District data shows it had a 15.3% turnover rate for teachers this school year, lower than other comparable districts including Eagle, Steamboat and Aspen, the latter of which had a 27.3% turnover rate. 

But Summit County’s high cost of living still remains a burden for teachers. A 2021 report from the nonprofit Keystone Policy Center found that at an income of $67,000 — which at the time was the average salary for a teacher in the district — only 6% of the county’s housing stock was affordable. The average pay rose to $69,000 this year, according to district data. 

Other factors, such as staff diversity, also remain a concern. With roughly 40% of the district’s students identifying as Hispanic, only 8% of teachers reflect that population, according to Chief Talent Officer Margarita Tovar.

“I think our housing issues are obvious to why teachers can’t afford to stay,” Waddick said. 

District leaders have proposed long-term solutions, such as using district-owned land to build subsidized housing for staff. But that project is likely to take years to complete. 

Still, despite what Waddick called “historic” levels of new state funding, district officials said budgeting remains a challenge. 

District budget remains tight

According to Chief Financial Officer Kara Drake, the district is continuing to spend toward a deficit, meaning its expenditures are exceeding revenue. Because of this, the district has had to dip into its fund balance, which operates as its savings account, in recent years. 

Drake projects that if the district sustains its level of current fund balance use, siphoning about $2 million from it each year, the balance could be negative by the 2026-27 school year. And much of the district’s funding already goes to salaries and benefits.

This school year, salaries and benefits made up nearly 90% of the district’s $44 million budget, according to Drake. Next year’s budget is likely to exceed $50 million — the majority of which will again go to salaries and benefits.

Further complicating matters is a state requirement that the district reserve at least 3% of its funding each year for its fund balance. A district policy also requires it to save at least 7% on top of that, meaning 10% of year-to-year funds must be reserved for the balance. 

It’s why district leadership has said tough decisions may have to be made when it comes to funding priorities. 

“I will not recommend any budget to the board that puts us below that fund balance. And that is simply the primary responsibility I have of good fiscal management,” Byrd said. 

Byrd said the district has “over 500 employees and many things to consider in the budget process.” For some staff, pay increase proposals have already been agreed to, such as a roughly $5 hourly increase for bus drivers and boosts in salaries for principals, assistant principals and support staff.

District leaders are hoping to raise principal and assistant principal pay to 75% (25% above average) of the market rate and support staff to 60% (10% above average). The market rate is determined by comparing pay to a handful of comparable districts in mountain resort regions and the Denver metro area. District officials said it will cost about $900,000 to meet these increases for the various staff. 
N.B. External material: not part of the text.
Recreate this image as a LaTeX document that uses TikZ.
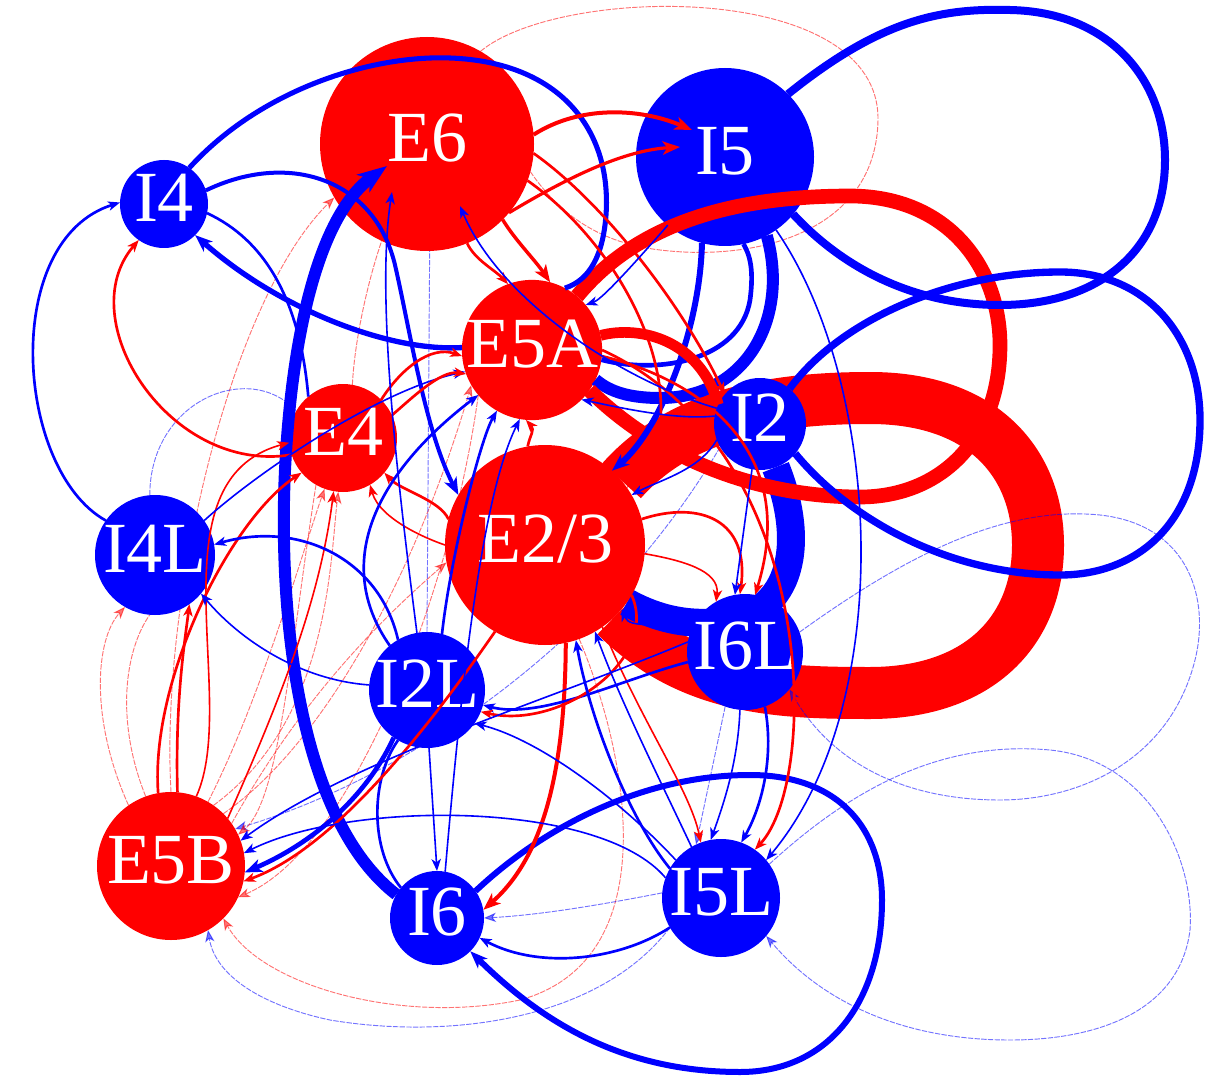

“Those things are still very much sacred spaces for us, and that’s what makes it complicated,” Byrd said. “You’re trying to support a range of staff members with a range of needs.”

But Byrd also said he’s determined to reach a deal with teachers that they will be receptive to. It may include compensation outside of pay, such as in benefits if those were to be talking points in negotiations, Byrd said. 

But until mediation discussions begin, Byrd said he does not know what a package will ultimately look like. 

“We know that it is very hard to live here. It is expensive for teachers and frankly, most staff,” Byrd said. “We want to make (a deal) happen. It’ll be better for everyone.”